Can you really surrender to a drone? Are you really going to expect an enemy combatant to walk 12 miles across contested territory, with a drone following them the whole way, so they can be taken into custody? The drone battery will die long before the soldier can make that 12 mile hike, at which point would they just turn and run? But, at the same time, killing a wounded or unarmed or obviously defeated soldier with a drone simply because they can't practically surrender also seems like a war crime?

I don't know the answers, but drones have dramatically changed war and our rules of engagement have not kept up.

Comment Re:effective? (Score 4, Insightful) 129

Trump did create the vaccine under Operation Warp Speed

Nope. He did not "create the vaccine." He agreed to let the government throw some money around to various companies who wanted to try to make a vaccine with the agreement that the government would get first dibs on any successfully created vaccine. In fact, as a taxpayer who probably paid more in taxes than Trump during those years, I likely had a bigger role in "creating the vaccine" than Trump.

Comment Re:Nothing was going to help (Score 1) 199

From what I've read, nothing was going to help

The kids at the camp who were in cabins on higher ground all survived. The cabins where the campers died NEVER should have been there (and it seems the long-term owners of the camp knew it from prior flash-flooding incidents). Relying on alerts is foolish because they often don't work.

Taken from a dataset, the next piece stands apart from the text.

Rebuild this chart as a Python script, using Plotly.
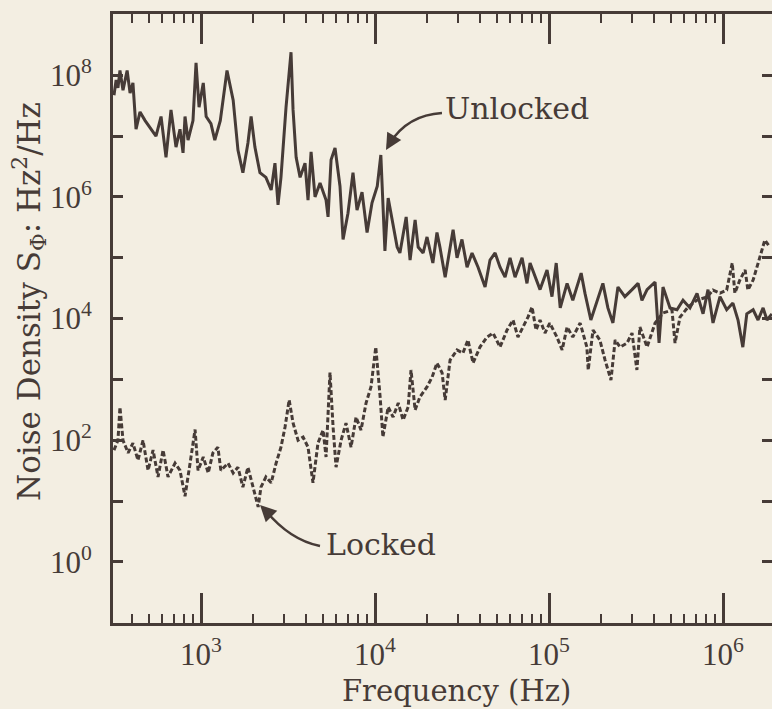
import plotly.graph_objects as go

# Unlocked phase noise (solid trace)
unlocked_freq = [316, 325, 333, 342, 356, 376, 391, 406, 423, 446, 477, 509, 551, 589, 629, 672, 718, 757,
                 788, 809, 842, 899, 936, 974, 1030, 1070, 1140, 1200, 1290, 1410, 1530, 1630, 1740, 1860,
                 1940, 2040, 2180, 2360, 2530, 2660, 2770, 2880, 3080, 3290, 3380, 3520, 3710, 3960, 4120,
                 4290, 4520, 4830, 5230, 5370, 5590, 5890, 6290, 6550, 6990, 7470, 7880, 8420, 9000, 9610,
                 10300, 10800, 11100, 11400, 11900, 12500, 13400, 13900, 15100, 15900, 17000, 17700, 18900,
                 19900, 21500, 22700, 23600, 25300, 28100, 29600, 31600, 33800, 36100, 39100, 42900, 45800,
                 49000, 52300, 55900, 59700, 63800, 70000, 74700, 77800, 83100, 88800, 97400, 104000, 110000,
                 116000, 127000, 137000, 153000, 161000, 174000, 184000, 204000, 218000, 233000, 249000,
                 273000, 300000, 325000, 342000, 366000, 407000, 429000, 452000, 496000, 544000, 589000,
                 646000, 709000, 768000, 820000, 876000, 961000, 1050000, 1140000, 1220000, 1300000,
                 1370000, 1490000, 1590000, 1700000, 1790000, 1910000]
unlocked_density = [4.7e7, 8.4e7, 6.2e7, 1.2e8, 5.7e7, 1.2e8, 5.1e7, 7.5e7, 1.3e7, 2.5e7, 1.8e7, 1.4e7, 1.0e7,
                    2.1e7, 4.5e6, 2.7e7, 6.6e6, 1.3e7, 5.3e6, 2.1e7, 8.6e6, 1.8e7, 1.6e8, 3.0e7, 7.5e7, 2.1e7,
                    1.6e7, 8.6e6, 1.8e7, 1.2e8, 3.9e7, 5.9e6, 2.5e6, 7.7e6, 2.1e7, 6.6e6, 2.5e6, 2.1e6, 1.3e6,
                    3.6e6, 7.4e5, 2.1e6, 3.0e7, 2.4e8, 2.7e7, 4.5e6, 2.1e6, 3.6e6, 8.9e5, 5.5e6, 1.0e6, 1.7e6,
                    8.9e5, 4.7e5, 4.1e6, 6.4e6, 1.5e6, 2.0e5, 5.4e5, 2.5e6, 6.1e5, 1.2e6, 2.6e5, 8.0e5, 1.5e6,
                    4.9e6, 5.4e5, 1.3e5, 9.6e5, 4.7e5, 1.5e5, 1.2e5, 4.7e5, 9.2e4, 4.2e5, 1.5e5, 1.2e5, 2.2e5,
                    8.2e4, 2.6e5, 1.5e5, 4.8e4, 2.9e5, 1.0e5, 2.0e5, 7.0e4, 1.2e5, 7.0e4, 3.3e4, 9.2e4, 1.2e5,
                    7.0e4, 4.8e4, 1.0e5, 4.8e4, 1.0e5, 3.8e4, 8.2e4, 4.8e4, 3.0e4, 6.3e4, 2.3e4, 8.2e4, 1.5e4,
                    3.8e4, 2.0e4, 5.6e4, 2.6e4, 9.5e3, 1.5e4, 3.8e4, 1.5e4, 8.5e3, 3.3e4, 2.3e4, 3.0e4, 3.8e4,
                    2.0e4, 3.0e4, 4.0e4, 4.0e3, 3.3e4, 1.5e4, 1.4e4, 2.0e4, 1.5e4, 2.6e4, 1.2e4, 3.0e4, 8.5e3,
                    2.3e4, 1.4e4, 1.8e4, 9.5e3, 3.4e3, 1.2e4, 1.4e4, 9.5e3, 1.5e4, 9.5e3, 1.2e4]

# Locked phase noise (dashed trace)
locked_freq = [316, 333, 342, 356, 381, 406, 434, 464, 496, 530, 566, 605, 646, 709, 757, 809, 865, 924, 961,
               1030, 1100, 1170, 1250, 1300, 1430, 1530, 1630, 1740, 1860, 1990, 2130, 2210, 2360, 2530, 2700,
               2880, 3040, 3210, 3380, 3610, 3860, 4120, 4400, 4700, 5030, 5230, 5510, 5740, 5970, 6380, 6810,
               7280, 7780, 8310, 8880, 9480, 10100, 10700, 11100, 11900, 12700, 13600, 14500, 15500, 16100,
               17000, 18100, 19900, 21300, 22700, 24300, 25300, 27000, 29600, 32000, 34200, 36600, 40100,
               44000, 47700, 52300, 57400, 62100, 66300, 70900, 75700, 79900, 84200, 88800, 94800, 101000,
               111000, 119000, 127000, 137000, 151000, 165000, 168000, 179000, 196000, 210000, 227000, 240000,
               256000, 281000, 300000, 320000, 333000, 366000, 407000, 452000, 509000, 530000, 566000, 630000,
               709000, 809000, 876000, 961000, 1050000, 1130000, 1170000, 1250000, 1340000, 1390000, 1490000,
               1630000, 1740000, 1860000]
locked_density = [69, 100, 350, 100, 62, 90, 47, 100, 32, 69, 25, 69, 25, 42, 32, 12, 42, 150, 32,
                  53, 29, 62, 77, 32, 42, 29, 36, 17, 36, 17, 8.0, 17, 25, 20, 42,
                  77, 165, 460, 192, 100, 113, 77, 20, 90, 147, 53, 1300, 165, 36, 100, 192,
                  77, 241, 147, 410, 752, 3410, 514, 113, 352, 241, 410, 215, 352, 1430,
                  314, 514, 752, 1100, 1860, 1280, 459, 2080, 3050, 2720, 4450, 1860, 3410,
                  4980, 5790, 3410, 6490, 9480, 4980, 7280, 10600, 15500, 6490, 9480, 5790, 8450,
                  4980, 3050, 7280, 4980, 8450, 3410, 1430, 6490, 4450, 2080, 980, 4450,
                  3410, 3970, 5790, 1430, 7280, 3410, 8450, 12400, 13800, 3970, 10600, 15500,
                  20200, 22600, 29500, 26300, 29500, 82000, 26300, 43200, 63000, 29500, 43200,
                  103000, 196000, 150000]

x_ticks = [1e3, 1e4, 1e5, 1e6]
x_labels = ["10<sup>3</sup>", "10<sup>4</sup>", "10<sup>5</sup>", "10<sup>6</sup>"]
y_ticks = [1e0, 1e1, 1e2, 1e3, 1e4, 1e5, 1e6, 1e7, 1e8, 1e9]
y_labels = ["10<sup>0</sup>", "", "10<sup>2</sup>", "", "10<sup>4</sup>", "", "10<sup>6</sup>", "",
            "10<sup>8</sup>", ""]
x_minor = [m * 10 ** k for k in range(2, 7) for m in range(2, 10)]

ink = "#463b37"
paper = "#f3eee2"
serif = "DejaVu Serif"

fig = go.Figure()
fig.add_trace(go.Scatter(x=unlocked_freq, y=unlocked_density, mode="lines",
                         line=dict(color=ink, width=3), showlegend=False))
fig.add_trace(go.Scatter(x=locked_freq, y=locked_density, mode="lines",
                         line=dict(color=ink, width=3, dash="5px,2.5px"), showlegend=False))
# invisible trace so the right-hand tick axis is drawn
fig.add_trace(go.Scatter(x=[None], y=[None], yaxis="y2", showlegend=False, hoverinfo="skip"))

axis_font = dict(family="Liberation Serif", size=31, color=ink)

fig.update_layout(
    width=772, height=709,
    margin=dict(l=113, r=0, t=14, b=86),
    paper_bgcolor=paper, plot_bgcolor=paper,
    xaxis=dict(type="log", range=[2.494, 6.2816], showgrid=False, zeroline=False,
               showline=True, linecolor=ink, linewidth=3, mirror="ticks",
               ticks="inside", ticklen=30, tickwidth=2.5, tickcolor=ink,
               tickmode="array", tickvals=x_ticks, ticktext=x_labels,
               tickfont=axis_font, ticklabelstandoff=2,
               minor=dict(ticks="inside", ticklen=9, tickwidth=2.2, tickcolor=ink,
                          tickmode="array", tickvals=x_minor, showgrid=False)),
    yaxis=dict(type="log", range=[-1.004, 9.008], showgrid=False, zeroline=False,
               showline=True, linecolor=ink, linewidth=3,
               ticks="inside", ticklen=10, tickwidth=2.5, tickcolor=ink,
               tickmode="array", tickvals=y_ticks, ticktext=y_labels,
               tickfont=axis_font, ticklabelstandoff=12),
    yaxis2=dict(type="log", range=[-1.004, 9.008], overlaying="y", side="right", anchor="x",
                showgrid=False, zeroline=False, showline=False, showticklabels=False,
                ticks="inside", ticklen=10, tickwidth=2.5, tickcolor=ink,
                tickmode="array", tickvals=y_ticks),
)

# curved pointer lines
fig.add_shape(type="path", xref="paper", yref="paper",
              path="M 0.4992 0.8374 Q 0.4476 0.8342 0.4203 0.7882",
              line=dict(color=ink, width=2.5))
fig.add_shape(type="path", xref="paper", yref="paper",
              path="M 0.3141 0.1264 Q 0.2686 0.1363 0.2322 0.1839",
              line=dict(color=ink, width=2.5))

fig.add_annotation(x=0.4143, y=0.7767, xref="paper", yref="paper", text="", showarrow=True,
                   ax=7, ay=-12, arrowhead=2, arrowsize=1.3, arrowwidth=2.5, arrowcolor=ink, standoff=0)
fig.add_annotation(x=0.2231, y=0.1938, xref="paper", yref="paper", text="", showarrow=True,
                   ax=9, ay=9, arrowhead=2, arrowsize=1.3, arrowwidth=2.5, arrowcolor=ink, standoff=0)

fig.add_annotation(x=0.5008, y=0.8456, xref="paper", yref="paper", text="Unlocked", showarrow=False,
                   xanchor="left", yanchor="middle", font=dict(family=serif, size=30, color=ink))
fig.add_annotation(x=0.3202, y=0.1281, xref="paper", yref="paper", text="Locked", showarrow=False,
                   xanchor="left", yanchor="middle", font=dict(family=serif, size=30, color=ink))

# axis titles
fig.add_annotation(x=0.522, y=-0.1117, xref="paper", yref="paper", text="Frequency (Hz)",
                   showarrow=False, xanchor="center", yanchor="middle",
                   font=dict(family=serif, size=29, color=ink))
fig.add_annotation(x=-0.1275, y=0.5287, xref="paper", yref="paper",
                   text="Noise Density S<sub>Φ</sub>: Hz<sup>2</sup>/Hz", textangle=-90,
                   showarrow=False, xanchor="center", yanchor="middle",
                   font=dict(family=serif, size=31, color=ink))

# drop the default page margin so the figure sits at the window corner
fig.write_html("out.html", config={"displayModeBar": False},
               post_script="document.body.style.margin='0px';")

Comment Re:The economy is struggling (Score 1) 241

I don't believe any job is truly safe from AI. It is extremely difficult to predict how AI is going to disrupt the jobs of the future, and I would not recommend pursuing a career or job pathway simply because it seems to be "less likely" to be affected by AI, because the truth is we really don't know.

The only real answer is to never stop learning and keep growing your skills. Never stand still and assume that you've "made it."